Sometimes, when I have an excess of nervous energy, I run. This is no small feat. To leave the house to go for a run on my own along a nearby and very familiar, well frequented walking path that traverses a residential area, involves many complex internal negotiations. I only do it when someone is at home who knows where I’m going, when I left, how long I expect to be, what I’m wearing – in other words, all the information they’ll need to tell the police on the chance I don’t return. I have to take my phone. I have to be in a strong, energetic, determined frame of mind and, most importantly, I have to have rehearsed what I will do in the event of an attack. Incredibly enough, sometimes I do actually make it out the front door. During my run, I go over and over all sorts of thoughts, plans and emotions. My mind is so preoccupied it’s a wonder it remembers to instruct my legs to move. If I happen to cross paths at any point with a lone male or, worse, a group of males, I have to practice anger towards them. This is entirely regardless of the behaviour, attitude, appearance or any other quality inherent to the male in question. In my head I repeat a well-worn series of angry, threatening, aggressive phrases and remind myself that, if required, I have the right to protect myself, even if that means hurting my (potential, imagined) attacker. Sometimes, I even visualise the actions I could take if required to defend myself. Then, once I have recited this psychological talisman, I make myself meet the eyes of this man, say hello and smile warmly.

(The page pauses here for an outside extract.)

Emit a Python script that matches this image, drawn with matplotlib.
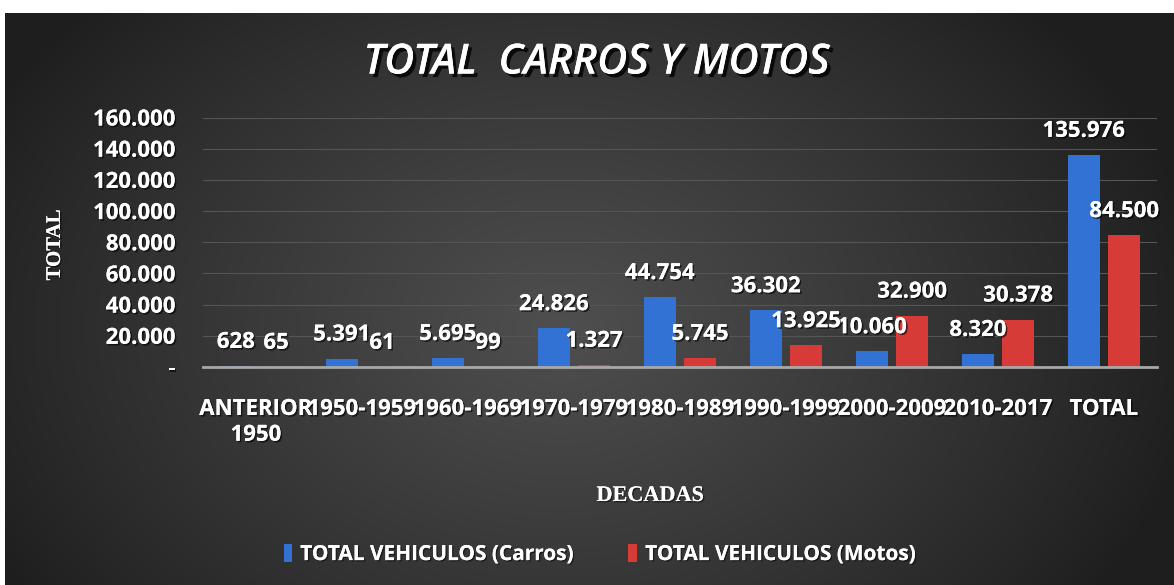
import numpy as np
import matplotlib
matplotlib.use("Agg")
import matplotlib.pyplot as plt
import matplotlib.patheffects as pe
from matplotlib.patches import Patch
from matplotlib.ticker import FuncFormatter

# datos
decadas = ["ANTERIOR\n1950", "1950-1959", "1960-1969", "1970-1979", "1980-1989",
           "1990-1999", "2000-2009", "2010-2017", "TOTAL"]
carros = [628, 5391, 5695, 24826, 44754, 36302, 10060, 8320, 135976]
motos = [65, 61, 99, 1327, 5745, 13925, 32900, 30378, 84500]
series_names = ["TOTAL VEHICULOS (Carros)", "TOTAL VEHICULOS (Motos)"]
y_ticks = [0, 20000, 40000, 60000, 80000, 100000, 120000, 140000, 160000]

AZUL = "#3172d4"
ROJO = "#d63b37"
FONT = "Open Sans"


def miles(v, pos=None):
    if v == 0:
        return "-"
    return f"{int(v):,}".replace(",", ".")


def sombra(off=1.5, alpha=0.7):
    return [pe.withSimplePatchShadow(offset=(off, -off), shadow_rgbFace="black", alpha=alpha),
            pe.Normal()]


fig = plt.figure(figsize=(11.74, 5.85), dpi=100)
fig.patch.set_facecolor("white")

# fondo degradado oscuro
bg = fig.add_axes([5 / 1174, 0, 1169 / 1174, 572 / 585], zorder=-10)
yy, xx = np.mgrid[-1:1:300j, -1:1:600j]
r = np.sqrt((xx + 0.05) ** 2 + ((yy - 0.1) / 1.5) ** 2)
grad = np.clip(1 - r / 1.1, 0, 1) ** 0.9
level = 0.12 + 0.19 * grad
bg.imshow(np.dstack([level, level, level]), aspect="auto", interpolation="bilinear")
bg.axis("off")

ax = fig.add_axes([203 / 1174, 218 / 585, 954 / 1174, 249.5 / 585])
ax.set_facecolor("none")

x = np.arange(len(decadas))
w = 0.30
off = 0.19
b1 = ax.bar(x - off, carros, w, color=AZUL, label=series_names[0], zorder=3)
b2 = ax.bar(x + off, motos, w, color=ROJO, label=series_names[1], zorder=3)

# etiquetas de datos
for bars, vals in ((b1, carros), (b2, motos)):
    for rect, v in zip(bars, vals):
        ax.annotate(miles(v), (rect.get_x() + rect.get_width() / 2, v),
                    xytext=(0, 17), textcoords="offset points", ha="center", va="center",
                    color="white", fontsize=16, fontweight="bold", family=FONT,
                    path_effects=sombra(1.2, 0.6), zorder=5, annotation_clip=False)

ax.set_xlim(-0.5, len(decadas) - 0.5)
ax.set_ylim(0, 160000)
ax.set_yticks(y_ticks)
ax.yaxis.set_major_formatter(FuncFormatter(miles))
ax.set_xticks(x)
ax.set_xticklabels(decadas)

ax.grid(axis="y", color="#555555", linewidth=0.8, zorder=0)
for s in ["top", "right", "left"]:
    ax.spines[s].set_visible(False)
ax.spines["bottom"].set_color("#a8a8a8")
ax.spines["bottom"].set_linewidth(2)
ax.spines["bottom"].set_zorder(4)

ax.tick_params(axis="both", length=0, colors="white")
ax.tick_params(axis="y", pad=20)
ax.tick_params(axis="x", pad=23)
for lab in ax.get_yticklabels() + ax.get_xticklabels():
    lab.set_fontfamily(FONT)
    lab.set_fontweight("bold")
    lab.set_fontsize(16)
    lab.set_path_effects(sombra(1.2, 0.6))
for lab in ax.get_xticklabels():
    lab.set_linespacing(1.3)

ax.set_ylabel("TOTAL", family="Liberation Serif", fontweight="bold", fontsize=15,
              color="white", path_effects=sombra(1, 0.5))
ax.yaxis.set_label_coords(-138 / 954, 0.49)
ax.set_xlabel("DECADAS", family="Liberation Serif", fontweight="bold", fontsize=16,
              color="white", path_effects=sombra(1, 0.5))
ax.xaxis.set_label_coords(0.469, -119 / 249.5)

fig.text(0.508, 0.893, "TOTAL  CARROS Y MOTOS", ha="center", va="center", color="white",
         fontsize=30, fontweight="semibold", fontstyle="italic", family=FONT,
         path_effects=sombra(2.5, 0.8))

handles = [Patch(facecolor=AZUL), Patch(facecolor=ROJO)]
leg = fig.legend(handles, series_names, loc="center", bbox_to_anchor=(0.511, 0.052), ncol=2,
                 frameon=False, handlelength=0.4, handleheight=0.9, handletextpad=0.4,
                 columnspacing=2.6,
                 prop={"family": FONT, "weight": "bold", "size": 15})
for t in leg.get_texts():
    t.set_color("white")
    t.set_path_effects(sombra(1, 0.5))

fig.savefig("out.png", dpi=100, facecolor=fig.get_facecolor())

This is a routine that I repeat in many situations and as absurd, anti-social and deranged as it must sound, I cannot imagine moving about in the world without it. Practicing anger is something I do often thesedays. Imagining infringements of my rights or difficult situations that I might need to confront and rehearsing how I might go about speaking up or acting out to make sure I express my concerns and protect myself. It may therefore be needless to explain that anger terrifies me. Just conceiving of this post makes me feel intensely, irrevocably vulnerable. That’s not to say I don’t feel anger ‘naturally’. I do. But mostly I do so privately and internally. More often than not, anger isn’t something I feel until well after the reason for it has occurred. Sometimes days (months, years) have passed before I finally find myself enraged. Perhaps, there is no coincidence in the inclusion of anger in the word danger. At least to me, instantaneous, unrestrained or unreflective anger feels only terribly risky. In the moment, I tend to freeze or cry or just get hot and flustered. All unfortunately ineffective and unprotective expressions of anger.
This situation deeply distresses me. I wish I had some powerful demonstration of passionate defiance, or self-righteous indignation, some suggestion of an active, entitled, assertive counter-force of my own to hold on to, to take refuge in. But I don’t. I was raised to be a good girl, a nice girl. Nice girls don’t get angry. Anger is provocative, anger is about entitlement, anger might make somebody else uncomfortable, it might be inconvenient for another. In so many ways, women are still discouraged from anger. As an adolescent, I had a fierce temper that I wasn’t afraid to express but I was strongly criticised for it (rather than being encouraged to find a more considerate and less melodramatic way of expressing it) – to good effect. I remember my temper but I cannot seem to call it up at the required moment, I cannot recall how to rage and fume or how to indignantly express my dissatisfaction unless I’m around people with whom I feel safe and respected – precisely the people with whom there is no need to express anger this way. When the need is there, I flail, I freeze, I miss my opportunity.
What is it that’s so complex and confusing about anger? When something makes me angry the anger splits into three paths: first, the awareness that something isn’t right and the sense of responsibility for doing something about it; second, the worry that in expressing my anger I might hurt someone else, I might do wrong or attract disapproval and; third, the fear that if I express my anger I might get attacked or hurt in return. By dispersing my anger and divagating it into these anxieties and fears, I effectively disable my own ability to act. Anger becomes just a frustrating cul-de-sac, an impasse that leads nowhere. I have struggled repeatedly and somewhat futilely with this since the assault. Practice is the only answer I’ve found. And so, I rehearse. I call up the feelings and identify what needs to be said, what needs to be done and then, I repeat. I go over and over until gradually I begin to feel comfortable, until my cheeks stop flaming and the tears stop stinging, until the urge to apologise subsides and the habit of dismissing my expectations weakens. Every woman (or man) who’s been raped is entitled to righteous anger and is entitled to express it with fury and contempt. For no story, no judgment, no history can be complete until the victim has had their say.